▶ [Exercise inputs]:
● ● ● ● ●

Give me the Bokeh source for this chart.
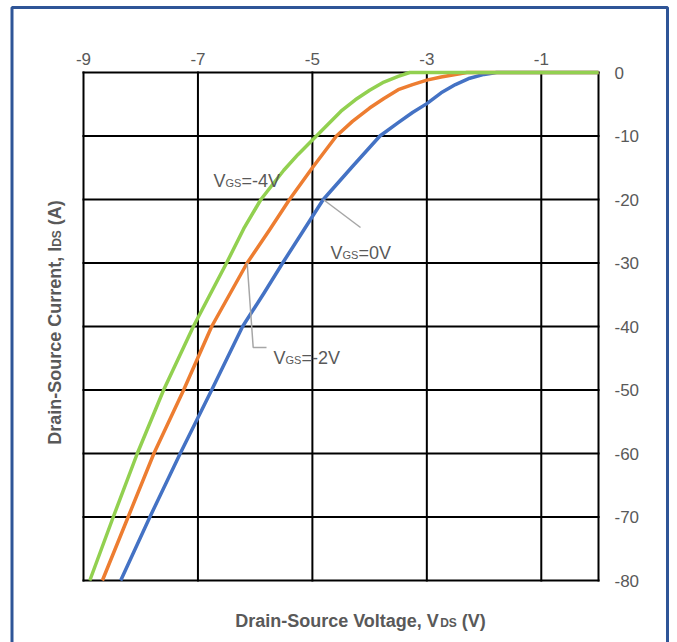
import numpy as np
from bokeh.plotting import figure
from bokeh.models import Range1d, Label, BoxAnnotation, Grid
from bokeh.core.properties import value
from bokeh.embed import file_html
from bokeh.resources import INLINE

# ---------------- data ----------------
x_ticks = [-9, -7, -5, -3, -1]
y_ticks = [0, -10, -20, -30, -40, -50, -60, -70, -80]
x_min, x_max = -9, 0
y_min, y_max = -80, 0

# VGS = 0V (blue)
vds_0v = [0, -1.78, -2.0, -2.25, -2.5, -2.75, -3.0, -3.25, -3.5, -3.82, -4.3, -4.81, -5.15, -5.52,
          -5.85, -6.22, -6.76, -7.31, -7.84, -8.35]
ids_0v = [0, 0, -0.3, -0.9, -1.9, -3.2, -4.9, -6.3, -7.9, -10, -14.8, -20, -24.8, -30,
          -34.8, -40, -50, -60, -70, -80]

# VGS = -2V (orange)
vds_m2v = [0, -2.3, -2.5, -2.75, -3.0, -3.25, -3.5, -3.75, -4.0, -4.3, -4.58, -5.0, -5.40, -5.75,
           -6.14, -6.76, -7.25, -7.77, -8.22, -8.67]
ids_m2v = [0, 0, -0.3, -0.7, -1.2, -1.9, -2.7, -4.1, -5.6, -7.7, -10, -15.0, -20, -24.8,
           -30, -40, -50, -60, -70, -80]

# VGS = -4V (green)
vds_m4v = [0, -3.3, -3.5, -3.75, -4.0, -4.25, -4.5, -4.93, -5.25, -5.5, -5.9, -6.2, -6.5, -7.08,
           -7.6, -8.06, -8.48, -8.89]
ids_m4v = [0, 0, -0.6, -1.5, -2.8, -4.3, -6.1, -10, -12.9, -15.4, -20, -24.6, -30, -40,
           -50, -60, -70, -80]

BLUE, ORANGE, GREEN = "#4472c4", "#ed7d31", "#92d050"
GRAY_TXT = "#595959"
LEADER = "#a6a6a6"
FONT = "Liberation Sans"

# ---------------- layout (page px == canvas px) ----------------
W, H = 670, 642
BOX_L, BOX_R, BOX_T, BOX_B = 83, 598, 72, 580   # plot box in px
SX = (BOX_R - BOX_L) / (x_max - x_min)
SY = (BOX_B - BOX_T) / (y_max - y_min)


def dx(px):
    return x_min + (px - BOX_L) / SX


def dy(py):
    return y_max - (py - BOX_T) / SY


p = figure(width=W, height=H, output_backend="svg", toolbar_location=None,
           x_range=Range1d(dx(0), dx(W)), y_range=Range1d(dy(H), dy(0)),
           x_axis_location=None, y_axis_location=None,
           min_border_left=0, min_border_right=0, min_border_top=0, min_border_bottom=0)
p.background_fill_color = "white"
p.border_fill_color = "white"
p.outline_line_color = None
p.center = [r for r in p.center if not isinstance(r, Grid)]

# ---------------- grid / plot box ----------------
vx = sorted(set(x_ticks + [x_min, x_max]))
p.segment(x0=vx, y0=[y_min] * len(vx), x1=vx, y1=[y_max] * len(vx),
          line_color="black", line_width=2, line_cap="square")
p.segment(x0=[x_min] * len(y_ticks), y0=y_ticks, x1=[x_max] * len(y_ticks), y1=y_ticks,
          line_color="black", line_width=2, line_cap="square")

# tick labels
p.text(x=x_ticks, y=[dy(58.5)] * len(x_ticks), text=[str(t) for t in x_ticks],
       text_font=value(FONT), text_font_size="17px", text_color=GRAY_TXT,
       text_align="center", text_baseline="alphabetic")
p.text(x=[dx(614)] * len(y_ticks), y=y_ticks, text=[str(t) for t in y_ticks],
       text_font=value(FONT), text_font_size="17px", text_color=GRAY_TXT,
       text_align="left", text_baseline="middle")

# ---------------- curves ----------------
p.line(vds_0v, ids_0v, line_color=BLUE, line_width=3.5, line_join="round")
p.line(vds_m2v, ids_m2v, line_color=ORANGE, line_width=3.5, line_join="round")
p.line(vds_m4v, ids_m4v, line_color=GREEN, line_width=3.5, line_join="round")

# ---------------- text helpers ----------------
REG = {'V': 667, 'G': 778, 'S': 667, '=': 584, '-': 333, '0': 556, '2': 556, '4': 556}
BOLD = {'D': 722, 'r': 389, 'a': 556, 'i': 278, 'n': 611, '-': 333, 'S': 667, 'o': 611,
        'u': 611, 'c': 556, 'e': 556, ' ': 278, 'V': 667, 'l': 278, 't': 333, 'g': 611,
        ',': 278, 'C': 722, 'I': 278, 'A': 722, '(': 333, ')': 333}


def tw(text, size, bold):
    table = BOLD if bold else REG
    return sum(table.get(c, 556) for c in text) * size / 1000.0


def compose(px, py, parts, bold=False, vertical=False):
    """parts: list of (text, size, sub_shift_px). px,py: px position of baseline start."""
    pos = 0.0
    for text, size, shift in parts:
        lead = len(text) - len(text.lstrip(" "))
        pos += tw(" " * lead, size, bold)
        text = text.lstrip(" ")
        if vertical:
            cx, cy, angle = px + shift, py - pos, np.pi / 2
        else:
            cx, cy, angle = px + pos, py + shift, 0
        p.add_layout(Label(x=dx(cx), y=dy(cy), text=text, angle=angle, text_font=FONT,
                           text_font_size=f"{size}px",
                           text_font_style="bold" if bold else "normal",
                           text_color=GRAY_TXT, text_align="left",
                           text_baseline="alphabetic"))
        pos += tw(text, size, bold)


# axis titles
xt_parts = [("Drain-Source Voltage, V", 18, 0), ("DS", 12, 2), (" (V)", 18, 0)]
xt_w = sum(tw(t, s, True) for t, s, _ in xt_parts)
compose(360 - xt_w / 2, 620, xt_parts, bold=True)

yt_parts = [("Drain-Source Current, I", 18, 0), ("DS", 12, 2), (" (A)", 18, 0)]
yt_w = sum(tw(t, s, True) for t, s, _ in yt_parts)
compose(54, 322 + yt_w / 2, yt_parts, bold=True, vertical=True)

# curve labels
compose(213, 180, [("V", 18, 0), ("GS", 11, 2), ("=-4V", 18, 0)])
compose(330, 252, [("V", 18, 0), ("GS", 11, 2), ("=0V", 18, 0)])
compose(273, 357, [("V", 18, 0), ("GS", 11, 2), ("=-2V", 18, 0)])

# leader lines (start on the curves)
v0 = float(np.interp(-20, ids_0v[::-1], vds_0v[::-1]))
p.line([v0, dx(360)], [-20, dy(227)], line_color=LEADER, line_width=1.5)
v2 = float(np.interp(-30, ids_m2v[::-1], vds_m2v[::-1]))
p.line([v2, dx(252.7), dx(266)], [-30, dy(347), dy(347)], line_color=LEADER, line_width=1.5)

# outer blue frame
p.add_layout(BoxAnnotation(left=dx(11.5), right=dx(667), top=dy(7), bottom=dy(720),
                           fill_color=None, fill_alpha=0, line_color="#2f5597",
                           line_alpha=1.0, line_width=3))

open("out.html", "w").write(file_html(p, INLINE))
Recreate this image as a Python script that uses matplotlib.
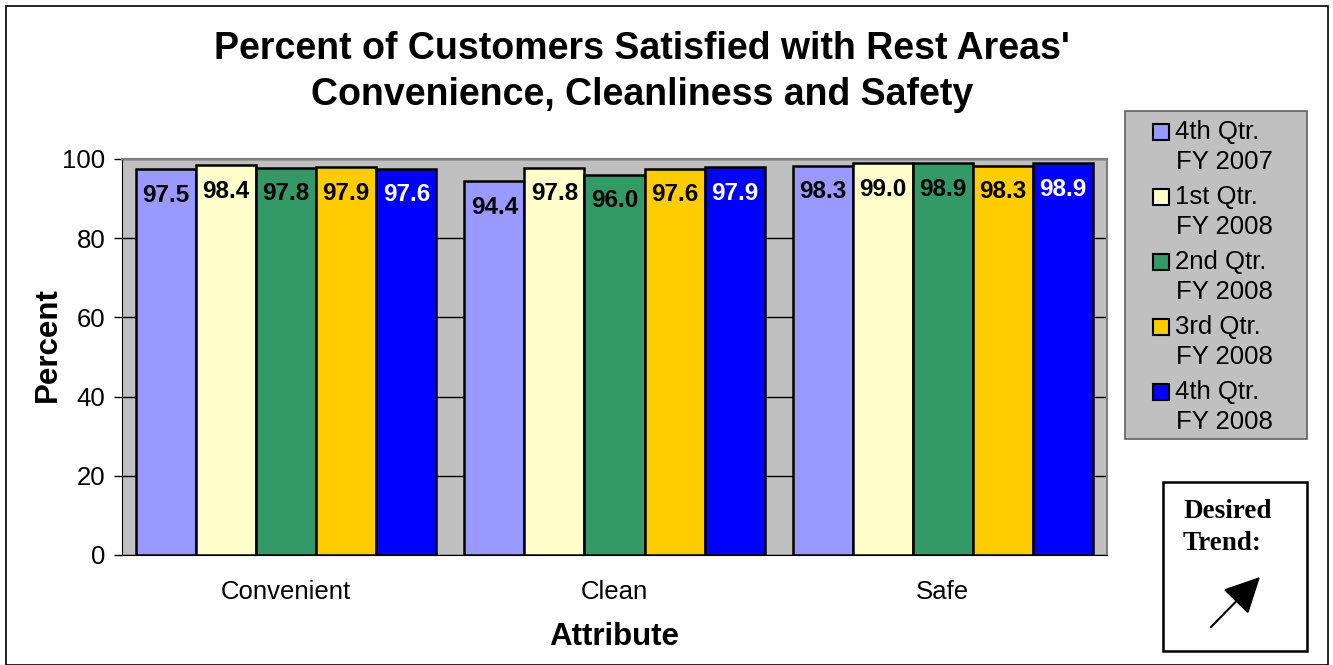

● ● ● ● ●

▶ [Request]:
Print all the records again exactly; do not include any picture.

▶ [Finished exercise]:
Give me the Bokeh source for this chart.
import numpy as np
from bokeh.plotting import figure
from bokeh.models import Range1d, Label, BoxAnnotation, Grid
from bokeh.core.properties import value
from bokeh.embed import file_html
from bokeh.resources import INLINE

# ---------------- data ----------------
x_ticks = [-9, -7, -5, -3, -1]
y_ticks = [0, -10, -20, -30, -40, -50, -60, -70, -80]
x_min, x_max = -9, 0
y_min, y_max = -80, 0

# VGS = 0V (blue)
vds_0v = [0, -1.78, -2.0, -2.25, -2.5, -2.75, -3.0, -3.25, -3.5, -3.82, -4.3, -4.81, -5.15, -5.52,
          -5.85, -6.22, -6.76, -7.31, -7.84, -8.35]
ids_0v = [0, 0, -0.3, -0.9, -1.9, -3.2, -4.9, -6.3, -7.9, -10, -14.8, -20, -24.8, -30,
          -34.8, -40, -50, -60, -70, -80]

# VGS = -2V (orange)
vds_m2v = [0, -2.3, -2.5, -2.75, -3.0, -3.25, -3.5, -3.75, -4.0, -4.3, -4.58, -5.0, -5.40, -5.75,
           -6.14, -6.76, -7.25, -7.77, -8.22, -8.67]
ids_m2v = [0, 0, -0.3, -0.7, -1.2, -1.9, -2.7, -4.1, -5.6, -7.7, -10, -15.0, -20, -24.8,
           -30, -40, -50, -60, -70, -80]

# VGS = -4V (green)
vds_m4v = [0, -3.3, -3.5, -3.75, -4.0, -4.25, -4.5, -4.93, -5.25, -5.5, -5.9, -6.2, -6.5, -7.08,
           -7.6, -8.06, -8.48, -8.89]
ids_m4v = [0, 0, -0.6, -1.5, -2.8, -4.3, -6.1, -10, -12.9, -15.4, -20, -24.6, -30, -40,
           -50, -60, -70, -80]

BLUE, ORANGE, GREEN = "#4472c4", "#ed7d31", "#92d050"
GRAY_TXT = "#595959"
LEADER = "#a6a6a6"
FONT = "Liberation Sans"

# ---------------- layout (page px == canvas px) ----------------
W, H = 670, 642
BOX_L, BOX_R, BOX_T, BOX_B = 83, 598, 72, 580   # plot box in px
SX = (BOX_R - BOX_L) / (x_max - x_min)
SY = (BOX_B - BOX_T) / (y_max - y_min)


def dx(px):
    return x_min + (px - BOX_L) / SX


def dy(py):
    return y_max - (py - BOX_T) / SY


p = figure(width=W, height=H, output_backend="svg", toolbar_location=None,
           x_range=Range1d(dx(0), dx(W)), y_range=Range1d(dy(H), dy(0)),
           x_axis_location=None, y_axis_location=None,
           min_border_left=0, min_border_right=0, min_border_top=0, min_border_bottom=0)
p.background_fill_color = "white"
p.border_fill_color = "white"
p.outline_line_color = None
p.center = [r for r in p.center if not isinstance(r, Grid)]

# ---------------- grid / plot box ----------------
vx = sorted(set(x_ticks + [x_min, x_max]))
p.segment(x0=vx, y0=[y_min] * len(vx), x1=vx, y1=[y_max] * len(vx),
          line_color="black", line_width=2, line_cap="square")
p.segment(x0=[x_min] * len(y_ticks), y0=y_ticks, x1=[x_max] * len(y_ticks), y1=y_ticks,
          line_color="black", line_width=2, line_cap="square")

# tick labels
p.text(x=x_ticks, y=[dy(58.5)] * len(x_ticks), text=[str(t) for t in x_ticks],
       text_font=value(FONT), text_font_size="17px", text_color=GRAY_TXT,
       text_align="center", text_baseline="alphabetic")
p.text(x=[dx(614)] * len(y_ticks), y=y_ticks, text=[str(t) for t in y_ticks],
       text_font=value(FONT), text_font_size="17px", text_color=GRAY_TXT,
       text_align="left", text_baseline="middle")

# ---------------- curves ----------------
p.line(vds_0v, ids_0v, line_color=BLUE, line_width=3.5, line_join="round")
p.line(vds_m2v, ids_m2v, line_color=ORANGE, line_width=3.5, line_join="round")
p.line(vds_m4v, ids_m4v, line_color=GREEN, line_width=3.5, line_join="round")

# ---------------- text helpers ----------------
REG = {'V': 667, 'G': 778, 'S': 667, '=': 584, '-': 333, '0': 556, '2': 556, '4': 556}
BOLD = {'D': 722, 'r': 389, 'a': 556, 'i': 278, 'n': 611, '-': 333, 'S': 667, 'o': 611,
        'u': 611, 'c': 556, 'e': 556, ' ': 278, 'V': 667, 'l': 278, 't': 333, 'g': 611,
        ',': 278, 'C': 722, 'I': 278, 'A': 722, '(': 333, ')': 333}


def tw(text, size, bold):
    table = BOLD if bold else REG
    return sum(table.get(c, 556) for c in text) * size / 1000.0


def compose(px, py, parts, bold=False, vertical=False):
    """parts: list of (text, size, sub_shift_px). px,py: px position of baseline start."""
    pos = 0.0
    for text, size, shift in parts:
        lead = len(text) - len(text.lstrip(" "))
        pos += tw(" " * lead, size, bold)
        text = text.lstrip(" ")
        if vertical:
            cx, cy, angle = px + shift, py - pos, np.pi / 2
        else:
            cx, cy, angle = px + pos, py + shift, 0
        p.add_layout(Label(x=dx(cx), y=dy(cy), text=text, angle=angle, text_font=FONT,
                           text_font_size=f"{size}px",
                           text_font_style="bold" if bold else "normal",
                           text_color=GRAY_TXT, text_align="left",
                           text_baseline="alphabetic"))
        pos += tw(text, size, bold)


# axis titles
xt_parts = [("Drain-Source Voltage, V", 18, 0), ("DS", 12, 2), (" (V)", 18, 0)]
xt_w = sum(tw(t, s, True) for t, s, _ in xt_parts)
compose(360 - xt_w / 2, 620, xt_parts, bold=True)

yt_parts = [("Drain-Source Current, I", 18, 0), ("DS", 12, 2), (" (A)", 18, 0)]
yt_w = sum(tw(t, s, True) for t, s, _ in yt_parts)
compose(54, 322 + yt_w / 2, yt_parts, bold=True, vertical=True)

# curve labels
compose(213, 180, [("V", 18, 0), ("GS", 11, 2), ("=-4V", 18, 0)])
compose(330, 252, [("V", 18, 0), ("GS", 11, 2), ("=0V", 18, 0)])
compose(273, 357, [("V", 18, 0), ("GS", 11, 2), ("=-2V", 18, 0)])

# leader lines (start on the curves)
v0 = float(np.interp(-20, ids_0v[::-1], vds_0v[::-1]))
p.line([v0, dx(360)], [-20, dy(227)], line_color=LEADER, line_width=1.5)
v2 = float(np.interp(-30, ids_m2v[::-1], vds_m2v[::-1]))
p.line([v2, dx(252.7), dx(266)], [-30, dy(347), dy(347)], line_color=LEADER, line_width=1.5)

# outer blue frame
p.add_layout(BoxAnnotation(left=dx(11.5), right=dx(667), top=dy(7), bottom=dy(720),
                           fill_color=None, fill_alpha=0, line_color="#2f5597",
                           line_alpha=1.0, line_width=3))

open("out.html", "w").write(file_html(p, INLINE))
Recreate this image as a Python script that uses matplotlib.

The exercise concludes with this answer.